A Justiça de Santa Catarina condenou a repórter Shirlei Alves, do Intercept Brasil, a um ano de prisão em regime aberto e R$ 400 mil em indenizações ao juiz e promotores do caso por utilizar o termo “estupro culposo” em reportagens publicadas sobre o caso Mariana Ferrer.
Na decisão, a juíza Andrea Cristina Rodrigues Studer, da 5ª Vara Criminal da Comarca de Florianópolis, disse que a jornalista cometeu um crime de difamação contra funcionário público.
A gente refresca a sua memória: lembra que, em novembro de 2020, o Intercept publicou trechos inéditos das alegações finais do caso de Mariana Ferrer?
A matéria denunciava, com trechos em vídeo da audiência, a intimidação do empresário André de Camargo Aranha, acusado de estuprá-la, e de seu advogado Cláudio Gastão da Rosa Filho. Juiz do caso, Rudson Marcos, se omitiu diante da postura inadequada da defesa do acusado.

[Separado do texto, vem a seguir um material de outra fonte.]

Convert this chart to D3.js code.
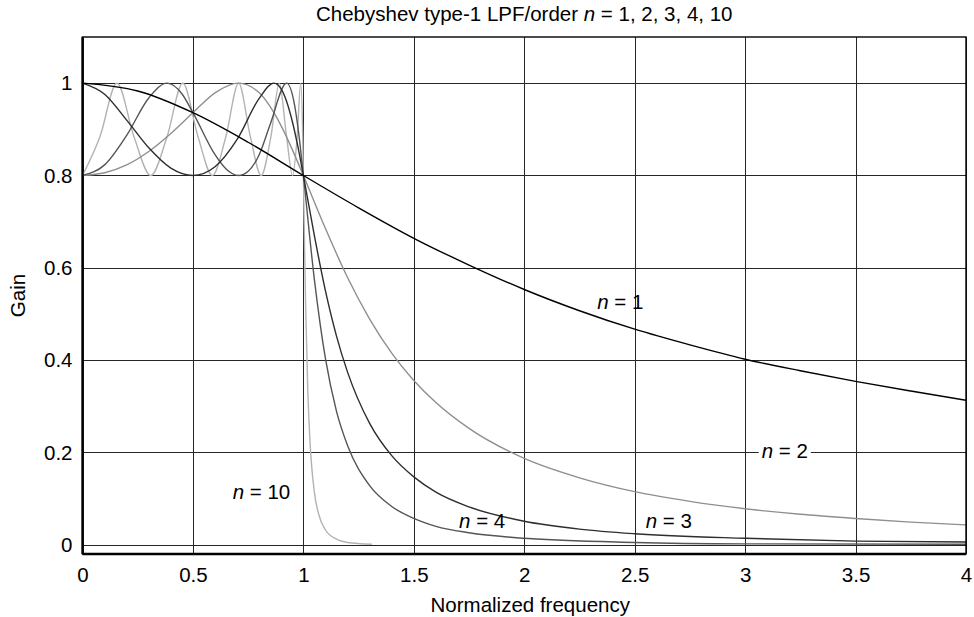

Em um dos vídeos da reportagem, Mari chega a implorar pela ajuda do juiz. “Excelentíssimo, eu estou implorando por respeito, nem os acusados, nem os assassinos são tratados do jeito que estou sendo tratada, pelo amor de Deus, gente. O que é isso?”, diz. Enquanto Marcos pediu apenas a Gastão que mantivesse o “bom nível”.
Na época, Aranha foi considerado inocente apesar das constatações de Ferrer de que ela tinha sido drogada e abusada sexualmente. Ferrer tinha 23 anos quando foi estuprada em uma festa em 2018.
O promotor do caso julgou que não teria como saber se a jovem estava ou não em condições de consentir a relação sexual, ao passo que Mari Ferrer recebeu tratamento como se estivesse ocupando o banco dos réus. Na ocasião, o Intercept Brasil usou o termo ‘estupro culposo’ para se referir à condenação, mesmo que o termo não tenha sido utilizado no processo.
Para a juíza que proferiu a condenação, o termo trouxe consequências “nefastas” ao alcançarem o público brasileiro. “A liberdade de expressão, como uma pré-condição para o exercício dos demais direitos e liberdades, detém uma configuração de destaque e preferência no Estado democrático brasileiro”, escreveu a magistrada, segundo o jornal Folha de S. Paulo.
A jornalista Schirlei Alves disse, ao Intercept Brasil, que desde que publicou a reportagem em 2020, foi muito perseguida, principalmente nas redes sociais:
“Meu único desejo era expor a verdade e foi isso que fiz. Apesar do enorme custo pessoal e profissional, eu faria isso de novo hoje. Agora, espero que o sofrimento de Mari Ferrer e o meu possa levar a mudanças para que mais mulheres não tenham que passar por aquilo a que fomos submetidas. Nós merecemos o melhor”, disse a jornalista.
Lei Mariana Ferrer
Após a repercussão do caso, em 2021, foi sancionada a Lei Mariana Ferrer, contra a humilhação de vítimas de violência sexual em audiências. Nós, da CAPRICHO, noticiamos todo o caso. Você pode ler mais a respeito aqui.
O projeto de Lei Mariana Ferrer foi apresentado pela deputada federal Soraya Santos, do PL, um dia após a publicação da reportagem do Intercept, em 4 de novembro de 2020.